__To be done__. Output every line exactly as written. Leave out pictures.

─── Record set ───

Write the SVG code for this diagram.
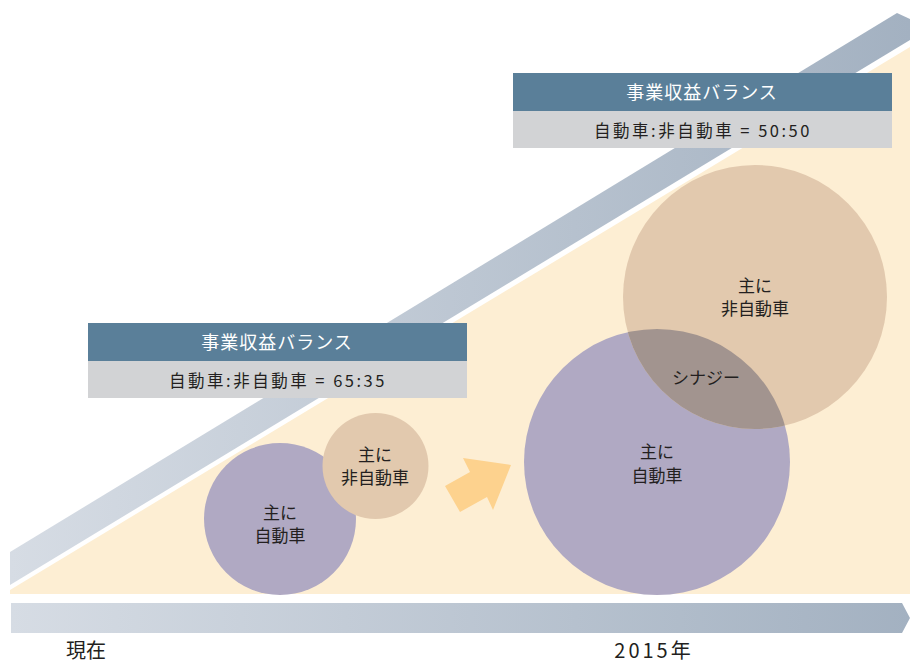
<svg xmlns="http://www.w3.org/2000/svg" width="910" height="665" viewBox="0 0 910 665">
<defs>
<linearGradient id="gband" x1="0" y1="0" x2="1" y2="0">
<stop offset="0" stop-color="#d6dce4"/>
<stop offset="1" stop-color="#a3b1c1"/>
</linearGradient>
<linearGradient id="gbar" x1="0" y1="0" x2="1" y2="0">
<stop offset="0" stop-color="#d6dce4"/>
<stop offset="1" stop-color="#a3b1c1"/>
</linearGradient>
<clipPath id="bigTanClip"><circle cx="755" cy="297" r="132"/></clipPath>
</defs>
<style>
text{font-family:"Noto Sans CJK JP","Liberation Sans",sans-serif;text-anchor:middle;fill:#231f20}
.hd{fill:#5a7f99}
.sub{fill:#d2d3d5}
.hdt{fill:#ffffff;font-size:18px;letter-spacing:1px}
.subt{font-size:16.5px;letter-spacing:2.5px}
.lbl{font-size:17px}
.purple{fill:#b0a9c3}
.tan{fill:#e2c9ae}
.bottom{font-size:20px}
</style>
<rect width="910" height="665" fill="#ffffff"/>
<g id="band">
<polygon points="10,552 897,13 910,19 910,40 10,585" fill="url(#gband)"/>
</g>
<g id="area">
<polygon points="10,590 910,47 910,594 10,594" fill="#fdeed3"/>
</g>
<g id="timeline">
<polygon points="11,603 902,603 910,618 902,633 11,633" fill="url(#gbar)"/>
</g>
<g id="now-circles">
<g id="now-auto">
<circle class="purple" cx="280" cy="519" r="76"/>
<text class="lbl" x="280" y="519">主に</text>
<text class="lbl" x="280" y="542">自動車</text>
</g>
<g id="now-nonauto">
<circle class="tan" cx="375.5" cy="466" r="53"/>
<text class="lbl" x="375" y="461">主に</text>
<text class="lbl" x="375" y="484">非自動車</text>
</g>
</g>
<g id="arrow">
<polygon points="445,486 470,472 463,458 511,465 493,510 487,497 460,512" fill="#fdd28e"/>
</g>
<g id="future-circles">
<g id="future-auto">
<circle class="purple" cx="657" cy="462" r="133"/>
</g>
<g id="future-nonauto">
<circle class="tan" cx="755" cy="297" r="132"/>
</g>
<g id="synergy">
<circle cx="657" cy="462" r="133" fill="#a2948f" clip-path="url(#bigTanClip)"/>
<text class="lbl" x="706" y="384">シナジー</text>
</g>
<text class="lbl" x="755" y="292">主に</text>
<text class="lbl" x="755" y="315">非自動車</text>
<text class="lbl" x="657" y="458">主に</text>
<text class="lbl" x="657" y="482">自動車</text>
</g>
<g id="balance-now">
<rect class="hd" x="88" y="323" width="379" height="38"/>
<rect class="sub" x="88" y="361" width="379" height="37"/>
<text class="hdt" x="277" y="349">事業収益バランス</text>
<text class="subt" x="278" y="387">自動車:非自動車 = 65:35</text>
</g>
<g id="balance-2015">
<rect class="hd" x="513" y="73" width="379" height="38"/>
<rect class="sub" x="513" y="111" width="379" height="37"/>
<text class="hdt" x="702" y="99">事業収益バランス</text>
<text class="subt" x="703" y="137">自動車:非自動車 = 50:50</text>
</g>
<g id="labels">
<text class="bottom" x="86" y="658">現在</text>
<text class="bottom" x="654" y="658" style="letter-spacing:3px">2015年</text>
</g>
</svg>
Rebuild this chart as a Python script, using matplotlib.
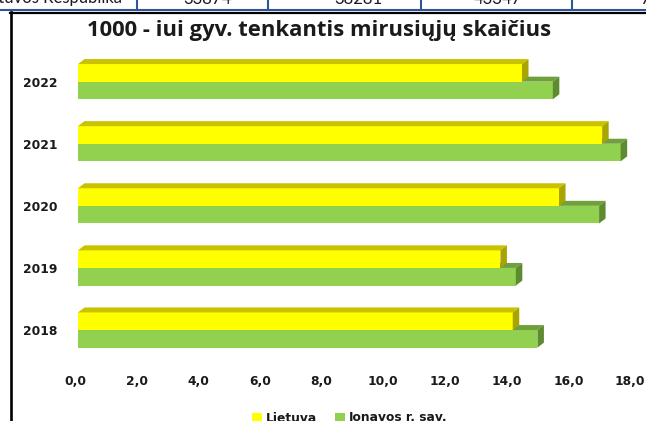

───

__Final result__.
Write the SVG code for this diagram.
<svg xmlns="http://www.w3.org/2000/svg" width="910" height="665" viewBox="0 0 910 665">
<defs>
<linearGradient id="gband" x1="0" y1="0" x2="1" y2="0">
<stop offset="0" stop-color="#d6dce4"/>
<stop offset="1" stop-color="#a3b1c1"/>
</linearGradient>
<linearGradient id="gbar" x1="0" y1="0" x2="1" y2="0">
<stop offset="0" stop-color="#d6dce4"/>
<stop offset="1" stop-color="#a3b1c1"/>
</linearGradient>
<clipPath id="bigTanClip"><circle cx="755" cy="297" r="132"/></clipPath>
</defs>
<style>
text{font-family:"Noto Sans CJK JP","Liberation Sans",sans-serif;text-anchor:middle;fill:#231f20}
.hd{fill:#5a7f99}
.sub{fill:#d2d3d5}
.hdt{fill:#ffffff;font-size:18px;letter-spacing:1px}
.subt{font-size:16.5px;letter-spacing:2.5px}
.lbl{font-size:17px}
.purple{fill:#b0a9c3}
.tan{fill:#e2c9ae}
.bottom{font-size:20px}
</style>
<rect width="910" height="665" fill="#ffffff"/>
<g id="band">
<polygon points="10,552 897,13 910,19 910,40 10,585" fill="url(#gband)"/>
</g>
<g id="area">
<polygon points="10,590 910,47 910,594 10,594" fill="#fdeed3"/>
</g>
<g id="timeline">
<polygon points="11,603 902,603 910,618 902,633 11,633" fill="url(#gbar)"/>
</g>
<g id="now-circles">
<g id="now-auto">
<circle class="purple" cx="280" cy="519" r="76"/>
<text class="lbl" x="280" y="519">主に</text>
<text class="lbl" x="280" y="542">自動車</text>
</g>
<g id="now-nonauto">
<circle class="tan" cx="375.5" cy="466" r="53"/>
<text class="lbl" x="375" y="461">主に</text>
<text class="lbl" x="375" y="484">非自動車</text>
</g>
</g>
<g id="arrow">
<polygon points="445,486 470,472 463,458 511,465 493,510 487,497 460,512" fill="#fdd28e"/>
</g>
<g id="future-circles">
<g id="future-auto">
<circle class="purple" cx="657" cy="462" r="133"/>
</g>
<g id="future-nonauto">
<circle class="tan" cx="755" cy="297" r="132"/>
</g>
<g id="synergy">
<circle cx="657" cy="462" r="133" fill="#a2948f" clip-path="url(#bigTanClip)"/>
<text class="lbl" x="706" y="384">シナジー</text>
</g>
<text class="lbl" x="755" y="292">主に</text>
<text class="lbl" x="755" y="315">非自動車</text>
<text class="lbl" x="657" y="458">主に</text>
<text class="lbl" x="657" y="482">自動車</text>
</g>
<g id="balance-now">
<rect class="hd" x="88" y="323" width="379" height="38"/>
<rect class="sub" x="88" y="361" width="379" height="37"/>
<text class="hdt" x="277" y="349">事業収益バランス</text>
<text class="subt" x="278" y="387">自動車:非自動車 = 65:35</text>
</g>
<g id="balance-2015">
<rect class="hd" x="513" y="73" width="379" height="38"/>
<rect class="sub" x="513" y="111" width="379" height="37"/>
<text class="hdt" x="702" y="99">事業収益バランス</text>
<text class="subt" x="703" y="137">自動車:非自動車 = 50:50</text>
</g>
<g id="labels">
<text class="bottom" x="86" y="658">現在</text>
<text class="bottom" x="654" y="658" style="letter-spacing:3px">2015年</text>
</g>
</svg>
Rebuild this chart as a Python script, using matplotlib.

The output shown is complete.